In response to our post on when is a deposit income, we had a reader write in the following:
"In regard to today’s blog: I have a tenant who , over the years, mails his rent that is due Jan 1 in the previous Dec. Obviously he is deducting the rent as a "prepay". I always deposit the check in Jan and count it in that year’s income. If one of us is audited, which one of us will get the penalty?"
As usual with tax law, the answer to this question is "It Depends'. Actually, unless the tenant and the landlord are related parties, neither party will be at risk with regards to an audit.

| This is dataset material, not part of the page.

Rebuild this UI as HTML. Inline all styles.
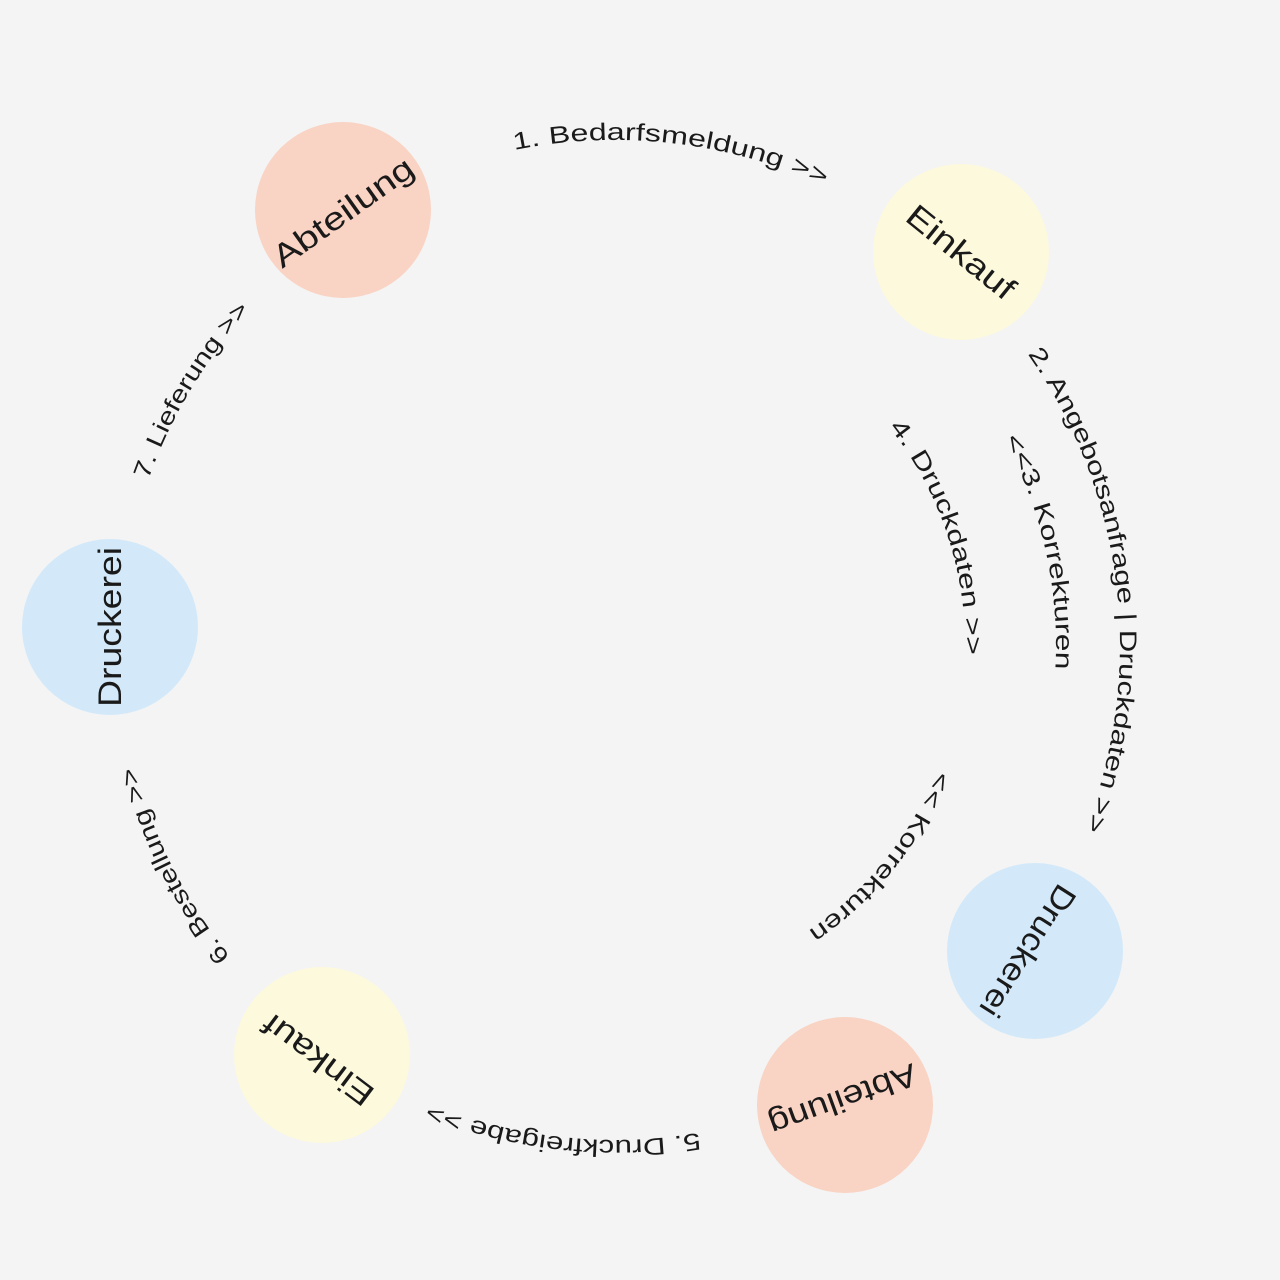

A cash basis taxpayer can write and mail a check by December 31 and be able to deduct the payment in that year. If the landlord receives the check in the next year, it is income in that year. You want to be careful to document this if the check is dated too soon the previous year. For example a check dated the 29th to the 31st would probably be OK, if it is dated the 25th or sooner, you might have some issues on an audit, but as long as you document when you receive it, you should be fine.
If the tenant and landlord are related parties, then the tenant is not able to deduct the check until the landlord picks up the check as income. Related parties are usually family members or entities controlled by the same people. For example, if a corporation which is owned by a farmer, writes a rent check to the farmer for their land rent, the check is not deductible until the farmer reports it as income.